The genetic architecture of plant defense tradeoffs in a common monkeyflower

Determining how adaptive combinations of traits arose requires understanding the prevalence and scope of genetic constraints. Frequently observed phenotypic correlations between plant growth, defenses, and/or reproductive timing have led researchers to suggest that pleiotropy or strong genetic linkage between variants affecting independent traits is pervasive. Alternatively, these correlations could arise via independent mutations in different genes for each trait and extensive correlational selection.

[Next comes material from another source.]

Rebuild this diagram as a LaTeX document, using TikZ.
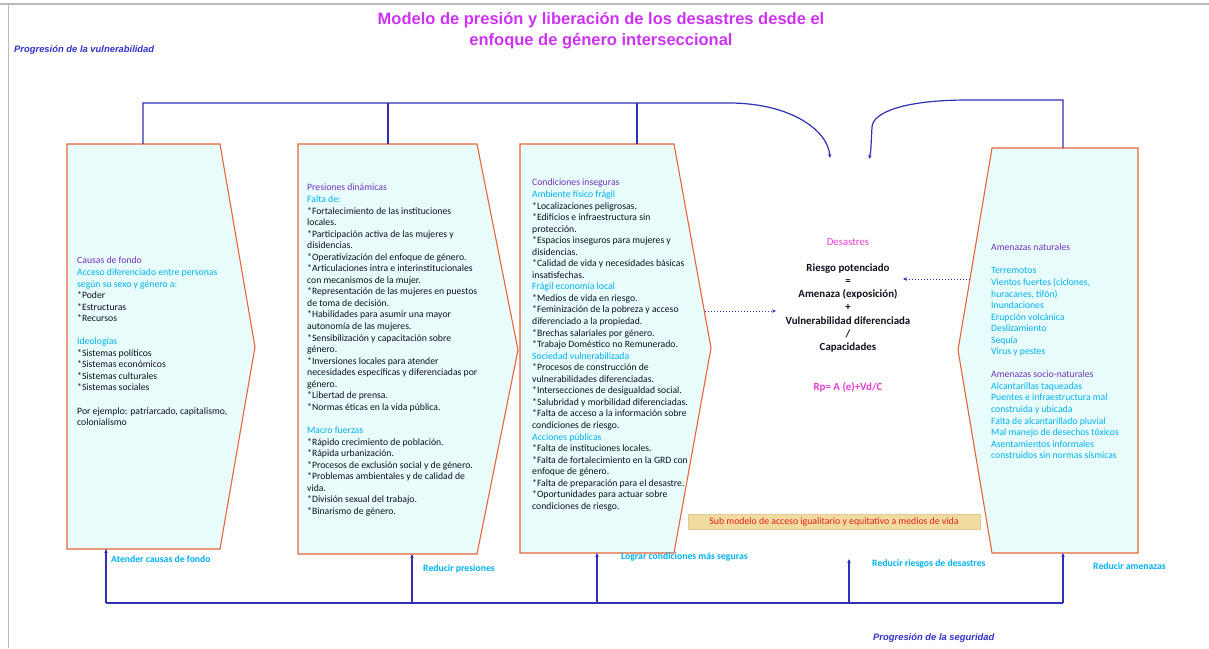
\documentclass[tikz,border=0pt]{standalone}
\usepackage{fontspec}
\setmainfont{Carlito}
\newfontfamily\arialf{Liberation Sans}
\usetikzlibrary{arrows.meta}
\definecolor{boxedge}{RGB}{232,100,58}
\definecolor{boxfill}{RGB}{232,252,252}
\definecolor{connblue}{RGB}{48,48,180}
\definecolor{headp}{RGB}{112,48,190}
\definecolor{lblue}{RGB}{0,176,240}
\definecolor{titlec}{RGB}{204,51,240}
\definecolor{pinkc}{RGB}{232,60,210}
\definecolor{bodyc}{RGB}{15,15,30}
\definecolor{progc}{RGB}{50,50,200}
\definecolor{tanfill}{RGB}{240,220,160}
\definecolor{redt}{RGB}{230,30,30}
\definecolor{framec}{RGB}{185,185,185}
\newcommand{\hp}[1]{\textcolor{headp}{#1}}
\newcommand{\hb}[1]{\textcolor{lblue}{#1}}
\begin{document}
\begin{tikzpicture}[x=1pt,y=-1pt,
  box/.style={draw=boxedge, fill=boxfill, line width=1.1pt, line join=miter},
  conn/.style={draw=connblue, line width=1.2pt},
  tip/.style={-{Stealth[length=4pt,width=3.5pt]}},
  dotarrow/.style={draw=connblue, line width=1pt, dotted, -{Stealth[length=4pt,width=3.5pt]}},
  body/.style={anchor=north west, inner sep=0pt, align=left, text=bodyc, font=\fontsize{9.7}{11.55}\selectfont},
  lbl/.style={anchor=west, inner sep=0pt, text=lblue, font=\fontsize{9.7}{11}\selectfont\bfseries},
  prog/.style={anchor=west, inner sep=0pt, text=progc, font=\arialf\fontsize{9.4}{11}\selectfont\bfseries\itshape},
]
\useasboundingbox (0,0) rectangle (1209,648);
% frame of the page
\draw[framec, line width=1.5pt] (0,4) -- (1209,4);
\draw[framec, line width=1pt] (8,4) -- (8,648);

% title
\node[inner sep=0pt, align=center, text=titlec, font=\arialf\fontsize{16.5}{21}\selectfont\bfseries] (title) at (601,31)
  {Modelo de presión y liberación de los desastres desde el\\ enfoque de género interseccional};
\node[prog] (progv) at (14,50) {Progresión de la vulnerabilidad};
\node[prog] (progs) at (873,638) {Progresión de la seguridad};

% boxes
\draw[box] (67,144) -- (220,144) -- (255,347) -- (220,549) -- (67,549) -- cycle;
\draw[box] (298,144) -- (477,144) -- (518,350) -- (477,554) -- (298,554) -- cycle;
\draw[box] (520,144) -- (674,144) -- (711,348) -- (674,553) -- (520,553) -- cycle;
\draw[box] (992,148) -- (1138,148) -- (1138,553) -- (992,553) -- (958,350) -- cycle;

% box texts
\node[body] (causas) at (77,257) {\hp{Causas de fondo}\\
\hb{Acceso diferenciado entre personas}\\
\hb{según su sexo y género a:}\\
*Poder\\
*Estructuras\\
*Recursos\\[11.55pt]
\hb{Ideologías}\\
*Sistemas políticos\\
*Sistemas económicos\\
*Sistemas culturales\\
*Sistemas sociales\\[11.55pt]
Por ejemplo: patriarcado, capitalismo,\\
colonialismo};

\node[body] (presiones) at (307,184) {\hp{Presiones dinámicas}\\
\hb{Falta de:}\\
*Fortalecimiento de las instituciones\\
locales.\\
*Participación activa de las mujeres y\\
disidencias.\\
*Operativización del enfoque de género.\\
*Articulaciones intra e interinstitucionales\\
con mecanismos de la mujer.\\
*Representación de las mujeres en puestos\\
de toma de decisión.\\
*Habilidades para asumir una mayor\\
autonomía de las mujeres.\\
*Sensibilización y capacitación sobre\\
género.\\
*Inversiones locales para atender\\
necesidades específicas y diferenciadas por\\
género.\\
*Libertad de prensa.\\
*Normas éticas en la vida pública.\\[11.55pt]
\hb{Macro fuerzas}\\
*Rápido crecimiento de población.\\
*Rápida urbanización.\\
*Procesos de exclusión social y de género.\\
*Problemas ambientales y de calidad de\\
vida.\\
*División sexual del trabajo.\\
*Binarismo de género.};

\node[body] (condiciones) at (532,179) {\hp{Condiciones inseguras}\\
\hb{Ambiente físico frágil}\\
*Localizaciones peligrosas.\\
*Edificios e infraestructura sin\\
protección.\\
*Espacios inseguros para mujeres y\\
disidencias.\\
*Calidad de vida y necesidades básicas\\
insatisfechas.\\
\hb{Frágil economía local}\\
*Medios de vida en riesgo.\\
*Feminización de la pobreza y acceso\\
diferenciado a la propiedad.\\
*Brechas salariales por género.\\
*Trabajo Doméstico no Remunerado.\\
\hb{Sociedad vulnerabilizada}\\
*Procesos de construcción de\\
vulnerabilidades diferenciadas.\\
*Intersecciones de desigualdad social.\\
*Salubridad y morbilidad diferenciadas.\\
*Falta de acceso a la información sobre\\
condiciones de riesgo.\\
\hb{Acciones públicas}\\
*Falta de instituciones locales.\\
*Falta de fortalecimiento en la GRD con\\
enfoque de género.\\
*Falta de preparación para el desastre.\\
*Oportunidades para actuar sobre\\
condiciones de riesgo.};

\node[body, text=lblue] (amenazas) at (991,244) {\hp{Amenazas naturales}\\[11.5pt]
Terremotos\\
Vientos fuertes (ciclones,\\
huracanes, tifón)\\
Inundaciones\\
Erupción volcánica\\
Deslizamiento\\
Sequía\\
Virus y pestes\\[11.5pt]
\hp{Amenazas socio-naturales}\\
Alcantarillas taqueadas\\
Puentes e infraestructura mal\\
construida y ubicada\\
Falta de alcantarillado pluvial\\
Mal manejo de desechos tóxicos\\
Asentamientos informales\\
construidos sin normas sísmicas};

% centre
\node[inner sep=0pt, text=pinkc, font=\fontsize{10.8}{12}\selectfont] (desastres) at (848,242) {Desastres};
\node[anchor=north, inner sep=0pt, align=center, text=bodyc, font=\fontsize{10.9}{13.2}\selectfont\bfseries] (formula) at (848,263.5)
  {Riesgo potenciado\\ =\\ Amenaza (exposición)\\ +\\ Vulnerabilidad diferenciada\\ /\\ Capacidades};
\node[inner sep=0pt, text=pinkc, font=\fontsize{10.9}{12}\selectfont\bfseries] (rp) at (848,387) {Rp= A (e)+Vd/C};

% sub model box
\node[draw=tanfill!80!brown, fill=tanfill, line width=0.4pt, minimum width=292pt, minimum height=15pt, inner sep=0pt,
  text=redt, font=\fontsize{9.8}{11}\selectfont] (submodelo) at (834,521.5)
  {Sub modelo de acceso igualitario y equitativo a medios de vida};

% dotted arrows
\coordinate (d3) at (705,311);
\coordinate (d3e) at (776,311);
\coordinate (d4) at (970,279);
\coordinate (d4e) at (903,279);
\draw[dotarrow] (d3) -- (d3e);
\draw[dotarrow] (d4) -- (d4e);

% top connectors
\coordinate (b1top) at (143,144);
\coordinate (b2top) at (388,144);
\coordinate (b3top) at (637,144);
\coordinate (b4top) at (1063,148);
\coordinate (topbend) at (729,103);
\coordinate (arrL) at (830,158);
\coordinate (rbend) at (968,100);
\coordinate (arrR) at (869,159);
\draw[conn, tip] (b1top) |- (topbend) .. controls (790,103) and (828,130) .. (arrL);
\draw[conn] (b2top) -- (b2top |- topbend);
\draw[conn] (b3top) -- (b3top |- topbend);
\draw[conn, tip] (b4top) |- (rbend) .. controls (905,100) and (873,112) .. (872,127) .. controls (871,145) and (871,152) .. (arrR);

% bottom connectors
\coordinate (busL) at (106,603);
\coordinate (busR) at (1063,603);
\coordinate (b1bot) at (106,549);
\coordinate (b2bot) at (412,554);
\coordinate (b3bot) at (597,553);
\coordinate (freeup) at (849,559);
\coordinate (b4bot) at (1063,553);
\draw[conn] (busL) -- (busR);
\draw[conn, tip] (busL) -- (b1bot);
\draw[conn, tip] (b2bot |- busL) -- (b2bot);
\draw[conn, tip] (b3bot |- busL) -- (b3bot);
\draw[conn, tip] (freeup |- busL) -- (freeup);
\draw[conn, tip] (busR) -- (b4bot);

% bottom labels
\node[lbl] (l1) at (111,559) {Atender causas de fondo};
\node[lbl] (l2) at (423,569) {Reducir presiones};
\node[lbl] (l3) at (621,557) {Lograr condiciones más seguras};
\node[lbl] (l4) at (872,564) {Reducir riesgos de desastres};
\node[lbl] (l5) at (1093,566) {Reducir amenazas};
\end{tikzpicture}
\end{document}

Here we evaluate these alternatives by conducting a QTL mapping experiment involving a cross between two populations of common monkeyflower (Mimulus guttatus) that differ in growth rate as well as total concentration and arsenal composition of plant defense compounds, phenylpropanoid glycosides (PPGs). We find no evidence that pleiotropy underlies correlations between defense and growth rate. However, there is a strong genetic correlation between levels of total PPGs and flowering time that is largely attributable to a single shared QTL. While this result suggests a role for pleiotropy/close linkage, several other QTLs also contribute to variation in total PPGs. Additionally, divergent PPG arsenals are influenced by a number of smaller-effect QTLs that each underlie variation in one or two PPGs. This result indicates that chemical defense arsenals can be finely-adapted to biotic environments despite sharing a common biochemical precursor. Together, our results show correlations between defense and life history traits are influenced by pleiotropy or genetic linkage, but genetic constraints may have limited impact on future evolutionary responses, as a substantial proportion of variation in each trait is controlled by independent loci.

Keywords: Erythranthe guttata; Mimulus guttatus (common yellow monkeyflower); flowering time; phenylpropanoid glycosides; plant functional strategies; quantitative trait loci (QTL).